A Question Of Intent
A Great American Battle With A Deadly Industry
-
- $3.99
-
- $3.99
Publisher Description
Tobacco companies had been protecting their turf for decades. They had congressmen in their pocket. They had corrupt scientists who made excuses about nicotine, cancer and addiction. They had hordes of lawyers to threaten anyone -- inside the industry or out -- who posed a problem. They had a whole lot of money to spend. And they were good at getting people to do what they wanted them to do. After all, they had already convinced millions of Americans to take up an addictive, unhealthy, and potentially deadly habit.
David Kessler didn't care about all that.

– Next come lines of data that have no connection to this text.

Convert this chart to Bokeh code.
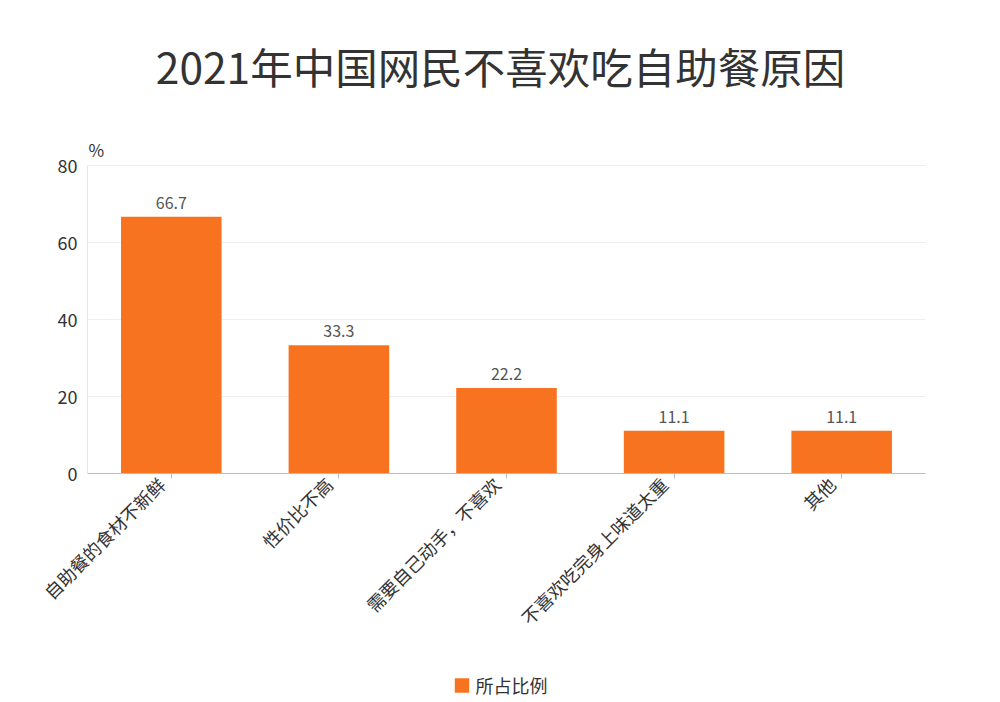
from bokeh.plotting import figure
from bokeh.models import (ColumnDataSource, Range1d, FixedTicker, LabelSet, Label, Legend, LegendItem,
                          LinearAxis, Grid)
from bokeh.core.properties import value
from bokeh.embed import file_html
from bokeh.resources import INLINE

categories = ["自助餐的食材不新鲜", "性价比不高", "需要自己动手，不喜欢", "不喜欢吃完身上味道太重", "其他"]
values = [66.7, 33.3, 22.2, 11.1, 11.1]
series_name = "所占比例"
title_text = "2021年中国网民不喜欢吃自助餐原因"
unit_text = "%"
y_ticks = [0, 20, 40, 60, 80]

FONT = "Noto Sans CJK SC"
BAR = "#F8731F"

# layout (pixels): the value area spans x 87..925, y 165..473 of the 1000x702 canvas
W, H = 1000, 702
LEFT, RIGHT, TOP, BOTTOM = 87, 75, 165, 229
n = len(categories)
ymax = y_ticks[-1]
px_x = (W - LEFT - RIGHT) / n
px_y = (H - TOP - BOTTOM) / ymax
x_range = Range1d(-LEFT / px_x, n + RIGHT / px_x)
y_range = Range1d(-BOTTOM / px_y, ymax + TOP / px_y)

xs = [i + 0.5 for i in range(n)]
src = ColumnDataSource(dict(x=xs, top=values, label=[f"{v:.1f}" for v in values]))

p = figure(width=W, height=H, frame_width=W, frame_height=H, output_backend="svg",
           toolbar_location=None, title=None, x_axis_location=None, y_axis_location=None,
           x_range=x_range, y_range=y_range, min_border=0)
p.center = [c for c in p.center if not isinstance(c, Grid)]
p.outline_line_color = None
p.background_fill_color = "white"
p.border_fill_color = "white"

# horizontal grid lines at the y ticks
grid_y = y_ticks[1:]
p.segment(x0=[0] * len(grid_y), y0=grid_y, x1=[n] * len(grid_y), y1=grid_y,
          line_color="#EEEEEE", line_width=1)

r = p.vbar(x="x", top="top", width=0.6, source=src, fill_color=BAR, line_color=None)

labels = LabelSet(x="x", y="top", text="label", source=src, text_align="center",
                  text_baseline="alphabetic", y_offset=8, text_font=value(FONT),
                  text_font_size="16px", text_color="#555555")
p.add_layout(labels)

# y axis at x = 0
yaxis = LinearAxis(fixed_location=0, bounds=(y_ticks[0], ymax), ticker=FixedTicker(ticks=y_ticks),
                   major_label_text_font=FONT, major_label_text_font_size="18px",
                   major_label_text_color="#333333", axis_line_color="#E6E6E6",
                   major_tick_line_color=None, major_tick_in=0, major_tick_out=0,
                   minor_tick_line_color=None, major_label_standoff=10)
p.add_layout(yaxis, "left")

# x axis at y = 0 (labels slightly shifted so their ends meet the ticks)
shift = 10 / px_x
lab_ticks = [x - shift for x in xs]
xaxis_lab = LinearAxis(fixed_location=0, ticker=FixedTicker(ticks=lab_ticks),
                       major_label_overrides={t: c for t, c in zip(lab_ticks, categories)},
                       major_label_orientation=0.785398,
                       major_label_text_font=FONT, major_label_text_font_size="18px",
                       major_label_text_color="#333333", axis_line_color=None,
                       major_tick_line_color=None, major_tick_in=0, major_tick_out=5,
                       minor_tick_line_color=None, major_label_standoff=2)
p.add_layout(xaxis_lab, "below")
xaxis_ticks = LinearAxis(fixed_location=0, bounds=(0, n), ticker=FixedTicker(ticks=xs),
                         major_label_overrides={x: "" for x in xs},
                         axis_line_color="#BBBBBB", major_tick_line_color="#BBBBBB",
                         major_tick_in=0, major_tick_out=5, minor_tick_line_color=None)
p.add_layout(xaxis_ticks, "below")

# title and unit
p.add_layout(Label(x=n / 2, y=ymax, x_offset=-6, y_offset=100, text=title_text,
                   text_align="center", text_baseline="middle", text_font=FONT,
                   text_font_size="42.5px", text_color="#333333"))
p.add_layout(Label(x=0, y=ymax, x_offset=1, y_offset=16, text=unit_text,
                   text_align="left", text_baseline="middle", text_font=FONT,
                   text_font_size="17px", text_color="#333333"))

legend = Legend(items=[LegendItem(label=series_name, renderers=[r])],
                location="bottom_center", orientation="horizontal",
                label_text_font=FONT, label_text_font_size="18px", label_text_color="#333333",
                glyph_width=18, glyph_height=18, padding=0, margin=4, spacing=0,
                label_standoff=5, border_line_color=None, background_fill_alpha=0)
p.add_layout(legend, "center")

open("out.html", "w").write(file_html(p, INLINE))
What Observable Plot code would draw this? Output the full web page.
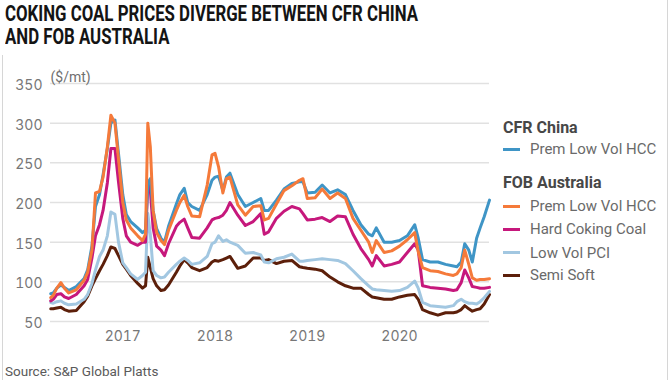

In this book he tells for the first time the thrilling detective story of how the underdog FDA -- while safeguarding the nation's food, drugs, and blood supply -- finally decided to take on one of the world's most powerful opponents, and how it won. Like A Civil Action or And the Band Played On, A Question of Intent weaves together science, law, and fascinating characters to tell an important and often unexpectedly moving story. We follow Kessler's team of investigators as they race to find the clues that will allow the FDA to assert jurisdiction over cigarettes, while the tobacco companies and their lawyers fight back -- hard. Full of insider information and drama, told with wit, and animated by its author's moral passion, A Question of Intent reads like a Grisham thriller, with one exception -- everything in it is true.
PUBLISHERS WEEKLY
"My understanding of the industry's power finally forced me to see that... the solution to the smoking problem rests with the bottom line, prohibiting the tobacco companies from continuing to reap profits from the sale of a deadly addictive drug.... " These strong words from Kessler, now dean of the Yale University School of Medicine and commissioner of the U.S. Food and Drug Administration from 1990 to 1997, testify to his commitment to regulating tobacco, as well as to the frustration involved in taking on the powerful tobacco industry. In understated, lucid language, he details how his interest in smoking as a public health issue grew into a full-scale investigation into the practices of the tobacco industry. Drawing on legal and scientific research and the notes he kept during his terms as commissioner, Kessler documents how the team he assembled built a case that implicated the industry in nicotine manipulation that increased the addictiveness of cigarettes. With the assistance of informants like Jeffrey Wigand, a former Brown and Williamson researcher and subject of the film The Insider, the team learned about genetically altered plants created to produce higher nicotine levels. Kessler indicts the tobacco industry for lying to Congress and the public about these activities, denying the strong relationship between smoking and lung cancer and launching ad campaigns to encourage smoking, particularly among children. With the backing of Vice-President Al Gore, the FDA issued regulations to curb smoking that were eventually overturned by a 5-4 Supreme Court decision in early 2000. This is an important study of the influence of big tobacco and the high cost to the public health of the nation that smoking has caused.